> [GIVEN EXERCISE]: Collect all lines containing the word "that" from the data.

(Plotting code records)

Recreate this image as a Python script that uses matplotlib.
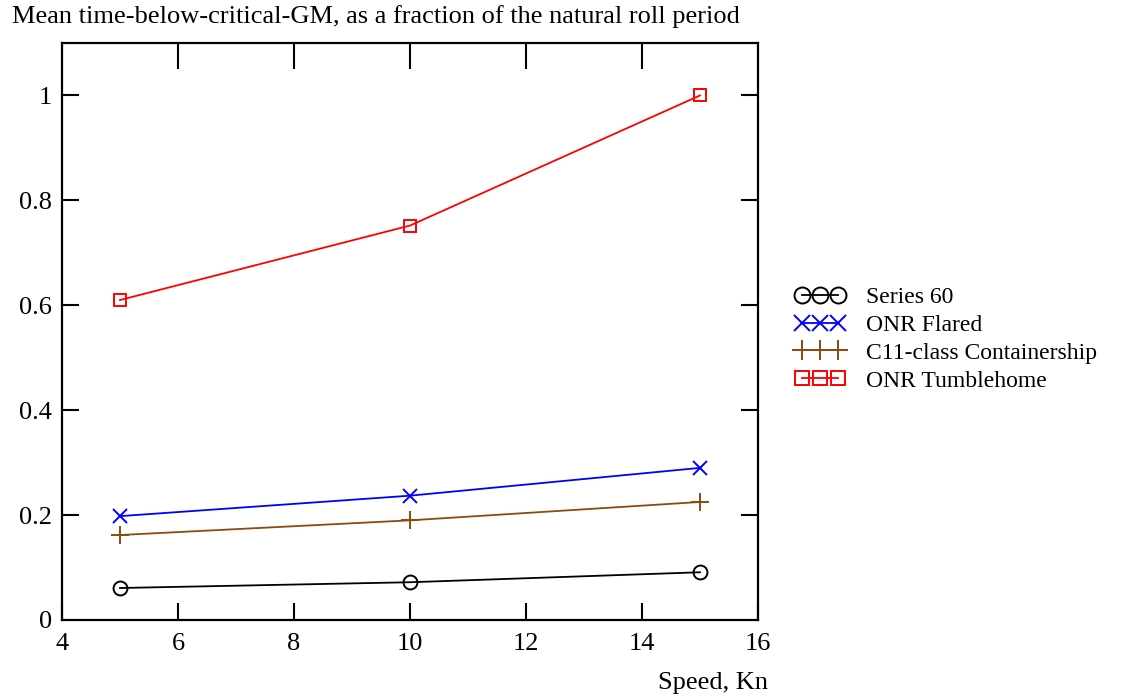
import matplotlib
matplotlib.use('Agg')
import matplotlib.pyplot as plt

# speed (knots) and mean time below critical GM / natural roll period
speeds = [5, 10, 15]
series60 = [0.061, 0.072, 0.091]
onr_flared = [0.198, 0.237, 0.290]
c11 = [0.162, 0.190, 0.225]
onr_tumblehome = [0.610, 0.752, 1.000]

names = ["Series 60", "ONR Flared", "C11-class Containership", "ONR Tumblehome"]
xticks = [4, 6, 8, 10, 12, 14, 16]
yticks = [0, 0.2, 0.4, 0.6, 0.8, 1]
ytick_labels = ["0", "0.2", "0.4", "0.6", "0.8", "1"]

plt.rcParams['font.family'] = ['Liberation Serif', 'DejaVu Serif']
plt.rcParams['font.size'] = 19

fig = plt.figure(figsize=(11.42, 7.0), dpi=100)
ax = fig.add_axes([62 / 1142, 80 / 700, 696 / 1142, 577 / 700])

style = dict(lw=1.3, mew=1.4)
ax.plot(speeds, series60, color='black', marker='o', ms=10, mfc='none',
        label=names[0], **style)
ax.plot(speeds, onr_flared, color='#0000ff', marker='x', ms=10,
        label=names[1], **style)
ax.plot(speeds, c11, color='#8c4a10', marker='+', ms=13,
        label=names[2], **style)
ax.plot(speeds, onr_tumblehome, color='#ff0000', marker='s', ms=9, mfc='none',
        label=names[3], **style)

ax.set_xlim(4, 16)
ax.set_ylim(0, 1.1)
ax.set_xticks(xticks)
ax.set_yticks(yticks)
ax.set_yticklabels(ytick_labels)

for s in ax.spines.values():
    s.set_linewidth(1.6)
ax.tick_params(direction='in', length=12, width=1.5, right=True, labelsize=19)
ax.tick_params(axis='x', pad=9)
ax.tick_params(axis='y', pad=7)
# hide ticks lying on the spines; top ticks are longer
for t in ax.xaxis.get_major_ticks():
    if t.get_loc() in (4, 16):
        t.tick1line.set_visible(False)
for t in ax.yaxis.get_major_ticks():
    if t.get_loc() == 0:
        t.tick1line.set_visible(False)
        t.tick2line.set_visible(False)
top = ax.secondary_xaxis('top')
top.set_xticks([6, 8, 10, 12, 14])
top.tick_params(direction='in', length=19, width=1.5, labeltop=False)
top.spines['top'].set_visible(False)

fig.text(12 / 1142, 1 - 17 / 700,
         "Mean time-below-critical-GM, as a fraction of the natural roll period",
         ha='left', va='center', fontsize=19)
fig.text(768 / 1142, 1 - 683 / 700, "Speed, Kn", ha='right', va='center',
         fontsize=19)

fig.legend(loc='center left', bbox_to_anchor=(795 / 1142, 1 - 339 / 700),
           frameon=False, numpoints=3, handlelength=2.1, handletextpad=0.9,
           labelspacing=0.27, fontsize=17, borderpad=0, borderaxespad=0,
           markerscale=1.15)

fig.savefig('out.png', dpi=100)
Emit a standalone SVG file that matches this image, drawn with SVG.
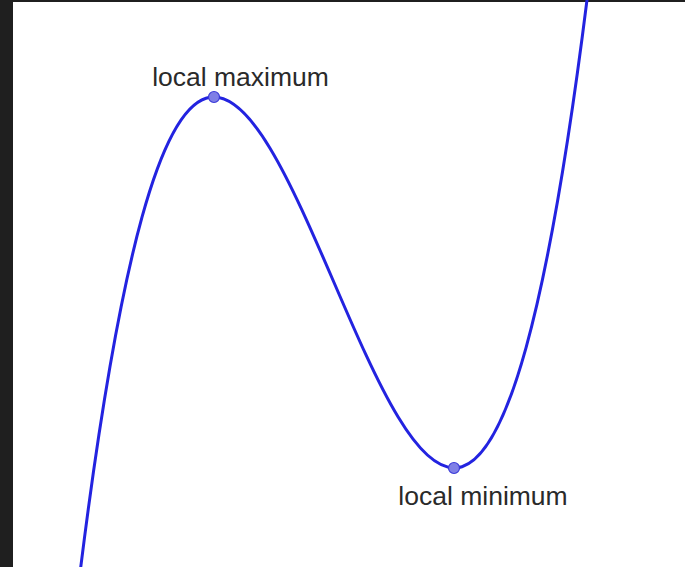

> [THE RESULT]:
Recreate this image as a Python script that uses matplotlib.
Emit a standalone SVG file that matches this image, drawn with SVG.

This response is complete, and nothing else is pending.